──────── SUPPLIED INFORMATION

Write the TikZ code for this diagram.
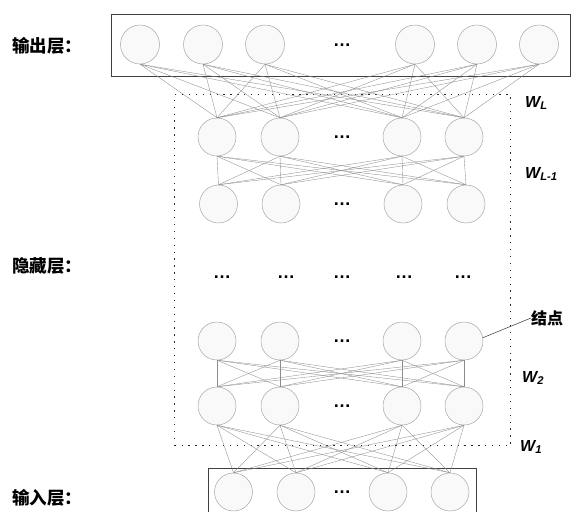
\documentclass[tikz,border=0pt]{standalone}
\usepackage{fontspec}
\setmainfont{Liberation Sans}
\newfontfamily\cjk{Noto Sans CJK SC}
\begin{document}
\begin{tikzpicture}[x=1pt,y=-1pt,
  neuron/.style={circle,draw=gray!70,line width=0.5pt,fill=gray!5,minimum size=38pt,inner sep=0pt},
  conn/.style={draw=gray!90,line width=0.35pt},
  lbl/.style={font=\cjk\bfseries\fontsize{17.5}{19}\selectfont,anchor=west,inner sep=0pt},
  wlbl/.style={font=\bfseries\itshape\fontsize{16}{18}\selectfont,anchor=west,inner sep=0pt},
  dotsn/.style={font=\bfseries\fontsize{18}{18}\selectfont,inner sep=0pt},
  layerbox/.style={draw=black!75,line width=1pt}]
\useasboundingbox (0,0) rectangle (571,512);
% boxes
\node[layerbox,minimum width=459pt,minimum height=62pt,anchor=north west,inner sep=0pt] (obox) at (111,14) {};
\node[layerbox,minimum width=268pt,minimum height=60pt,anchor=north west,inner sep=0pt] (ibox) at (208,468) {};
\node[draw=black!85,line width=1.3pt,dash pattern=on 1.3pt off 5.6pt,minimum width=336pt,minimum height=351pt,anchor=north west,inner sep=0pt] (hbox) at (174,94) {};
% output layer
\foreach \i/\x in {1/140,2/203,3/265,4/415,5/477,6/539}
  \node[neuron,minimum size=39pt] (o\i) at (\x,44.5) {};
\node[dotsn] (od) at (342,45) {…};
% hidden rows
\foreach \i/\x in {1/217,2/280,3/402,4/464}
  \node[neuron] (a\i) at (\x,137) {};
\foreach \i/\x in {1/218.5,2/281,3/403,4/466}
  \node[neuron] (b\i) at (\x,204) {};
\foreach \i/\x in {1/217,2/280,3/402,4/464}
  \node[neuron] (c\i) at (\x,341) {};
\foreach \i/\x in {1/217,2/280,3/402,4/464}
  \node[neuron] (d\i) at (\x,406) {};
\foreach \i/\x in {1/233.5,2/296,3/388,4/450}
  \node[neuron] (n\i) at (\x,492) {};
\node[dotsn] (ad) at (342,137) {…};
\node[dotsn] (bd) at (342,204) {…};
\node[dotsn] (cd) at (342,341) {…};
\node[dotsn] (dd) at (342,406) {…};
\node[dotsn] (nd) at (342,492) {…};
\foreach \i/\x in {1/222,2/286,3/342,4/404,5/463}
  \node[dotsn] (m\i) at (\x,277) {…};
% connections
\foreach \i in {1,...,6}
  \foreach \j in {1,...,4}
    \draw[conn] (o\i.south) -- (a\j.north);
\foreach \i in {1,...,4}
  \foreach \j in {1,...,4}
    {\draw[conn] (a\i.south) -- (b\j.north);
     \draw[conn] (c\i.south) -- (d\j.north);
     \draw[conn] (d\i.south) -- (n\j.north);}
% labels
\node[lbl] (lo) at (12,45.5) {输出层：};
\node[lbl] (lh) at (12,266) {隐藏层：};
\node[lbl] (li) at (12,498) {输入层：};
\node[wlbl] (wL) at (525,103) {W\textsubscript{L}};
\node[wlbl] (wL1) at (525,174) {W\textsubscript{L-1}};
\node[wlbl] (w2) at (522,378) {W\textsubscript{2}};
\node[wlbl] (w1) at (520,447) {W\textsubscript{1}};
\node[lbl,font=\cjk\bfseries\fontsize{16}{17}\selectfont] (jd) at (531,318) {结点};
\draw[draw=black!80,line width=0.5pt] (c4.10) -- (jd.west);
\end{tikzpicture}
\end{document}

────────────────

Every line is to be duplicated exactly, though pictures stay out.

Write the TikZ code for this diagram.
\documentclass[tikz,border=0pt]{standalone}
\usepackage{fontspec}
\setmainfont{Liberation Sans}
\newfontfamily\cjk{Noto Sans CJK SC}
\begin{document}
\begin{tikzpicture}[x=1pt,y=-1pt,
  neuron/.style={circle,draw=gray!70,line width=0.5pt,fill=gray!5,minimum size=38pt,inner sep=0pt},
  conn/.style={draw=gray!90,line width=0.35pt},
  lbl/.style={font=\cjk\bfseries\fontsize{17.5}{19}\selectfont,anchor=west,inner sep=0pt},
  wlbl/.style={font=\bfseries\itshape\fontsize{16}{18}\selectfont,anchor=west,inner sep=0pt},
  dotsn/.style={font=\bfseries\fontsize{18}{18}\selectfont,inner sep=0pt},
  layerbox/.style={draw=black!75,line width=1pt}]
\useasboundingbox (0,0) rectangle (571,512);
% boxes
\node[layerbox,minimum width=459pt,minimum height=62pt,anchor=north west,inner sep=0pt] (obox) at (111,14) {};
\node[layerbox,minimum width=268pt,minimum height=60pt,anchor=north west,inner sep=0pt] (ibox) at (208,468) {};
\node[draw=black!85,line width=1.3pt,dash pattern=on 1.3pt off 5.6pt,minimum width=336pt,minimum height=351pt,anchor=north west,inner sep=0pt] (hbox) at (174,94) {};
% output layer
\foreach \i/\x in {1/140,2/203,3/265,4/415,5/477,6/539}
  \node[neuron,minimum size=39pt] (o\i) at (\x,44.5) {};
\node[dotsn] (od) at (342,45) {…};
% hidden rows
\foreach \i/\x in {1/217,2/280,3/402,4/464}
  \node[neuron] (a\i) at (\x,137) {};
\foreach \i/\x in {1/218.5,2/281,3/403,4/466}
  \node[neuron] (b\i) at (\x,204) {};
\foreach \i/\x in {1/217,2/280,3/402,4/464}
  \node[neuron] (c\i) at (\x,341) {};
\foreach \i/\x in {1/217,2/280,3/402,4/464}
  \node[neuron] (d\i) at (\x,406) {};
\foreach \i/\x in {1/233.5,2/296,3/388,4/450}
  \node[neuron] (n\i) at (\x,492) {};
\node[dotsn] (ad) at (342,137) {…};
\node[dotsn] (bd) at (342,204) {…};
\node[dotsn] (cd) at (342,341) {…};
\node[dotsn] (dd) at (342,406) {…};
\node[dotsn] (nd) at (342,492) {…};
\foreach \i/\x in {1/222,2/286,3/342,4/404,5/463}
  \node[dotsn] (m\i) at (\x,277) {…};
% connections
\foreach \i in {1,...,6}
  \foreach \j in {1,...,4}
    \draw[conn] (o\i.south) -- (a\j.north);
\foreach \i in {1,...,4}
  \foreach \j in {1,...,4}
    {\draw[conn] (a\i.south) -- (b\j.north);
     \draw[conn] (c\i.south) -- (d\j.north);
     \draw[conn] (d\i.south) -- (n\j.north);}
% labels
\node[lbl] (lo) at (12,45.5) {输出层：};
\node[lbl] (lh) at (12,266) {隐藏层：};
\node[lbl] (li) at (12,498) {输入层：};
\node[wlbl] (wL) at (525,103) {W\textsubscript{L}};
\node[wlbl] (wL1) at (525,174) {W\textsubscript{L-1}};
\node[wlbl] (w2) at (522,378) {W\textsubscript{2}};
\node[wlbl] (w1) at (520,447) {W\textsubscript{1}};
\node[lbl,font=\cjk\bfseries\fontsize{16}{17}\selectfont] (jd) at (531,318) {结点};
\draw[draw=black!80,line width=0.5pt] (c4.10) -- (jd.west);
\end{tikzpicture}
\end{document}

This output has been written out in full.